Karin Bliznik sent an email following the master class she gave with section mates Mike Walk and Carrie Schafer at the International Trumpet Guild Conference in Columbus, Ohio. One word: “Success!”
Here she is with her undergrad teacher at Boston University, Professor Terry Everson, in his Facebook post.
The St. Louis Symphony Youth Orchestra played a terrific concert Saturday evening, the finale to an extraordinary season. You can see the pride in St. Louis Symphony Principal Clarinet Scott Andrews’ face. He is YO Concerto Competition Winner Aleksis Martin’s coach, and they are backstage after Aleskis’ spellbinding performance of Mozart’s Clarinet Concerto. Aleksis looks proud, exhausted and relieved.
The Symphony’s Tina Ward went clarinet against light saber in the Powell foyer. With the orchestra performing the music of John Williams and Richard Strauss and other otherworldy pieces for the Lost in Space show, everybody won.
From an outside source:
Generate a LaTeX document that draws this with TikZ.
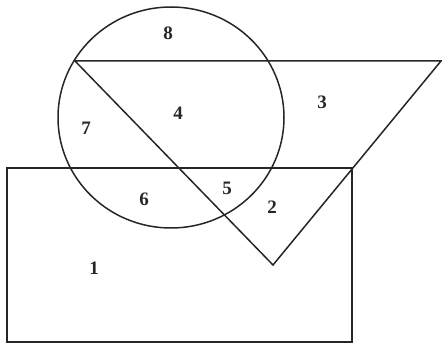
\documentclass[tikz,border=0pt]{standalone}
\usepackage{fontspec}
\setmainfont{Liberation Serif}
\begin{document}
\begin{tikzpicture}[x=1pt,y=-1pt,
  shape line/.style={draw=black!85,line width=1.5pt,line join=miter},
  region/.style={font=\fontsize{19}{21}\selectfont\bfseries,text=black!85,inner sep=0pt}]
\useasboundingbox (0,0) rectangle (442,344);
% rectangle
\coordinate (r1) at (7,168);
\coordinate (r2) at (352,342);
\draw[shape line] (r1) rectangle (r2);
% circle
\coordinate (c) at (171,117.5);
\draw[shape line] (c) ellipse [x radius=113, y radius=110.5];
% triangle
\coordinate (t1) at (75,61);
\coordinate (t2) at (441,61);
\coordinate (t3) at (273,265);
\draw[shape line] (t1) -- (t2) -- (t3) -- cycle;
% labels
\node[region] (n8) at (168,33) {8};
\node[region] (n7) at (86,128) {7};
\node[region] (n4) at (178,113) {4};
\node[region] (n3) at (322,102) {3};
\node[region] (n6) at (144,199) {6};
\node[region] (n5) at (227,188) {5};
\node[region] (n2) at (272,207) {2};
\node[region] (n1) at (94,268) {1};
\end{tikzpicture}
\end{document}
Donald Martin has been playing bass with the St. Louis Symphony for 50-plus years. He played with the orchestra when its concerts were in the former Kiel Opera House, and made the move to Powell Hall when it became the Symphony home in the late ’60s.
The other morning, before a Lost in Space concert rehearsal, he was about to pull his instrument from its case once again (the basses are kept in their touring cases for this part of the summer since they are going back and forth between Opera Theatre and Powell). Don said, “Do you have your camera?” Of course I did.
Don Martin opened the double bass case and exposed all the dark padding inside.
Don and his bass return to the Powell Hall stage. He sets a few things down on his bass box.
“This looks kinda beat up,” I said to Don. “Think you’ll be in better condition in 200 years?” he quipped.
After more than 200 years, Don’s bass is still in tune. He said that he was told that his carbon fiber bow was “indestructible.” That is until he broke it. As you can see, it’s back in shape again.
With “space” as the theme of the concert, of course Strauss’ Also sprach Zarathustra is on the program. Don and I talked about the ubiquity of the theme. It’s heard on commercials, soundtracks, ringtones, but we agreed that Stanley Kubrick made best use of it, in 2001: A Space Odyssey.
I told Don that longtime Principal Timpani, the late Richard Holmes, once told me the famous opening timpani part was easy. “You could come out and play it,” Rick assured me. Don observed, “The timpani part may be easy, but not the bass.” He showed me those few measures above. “But for this show we only do the opening fanfare,” he said with some relief.
“What’s in your bass box, Don?” “Today there’s a lot of pencils, a piece from an old candy bar, some cough drops.”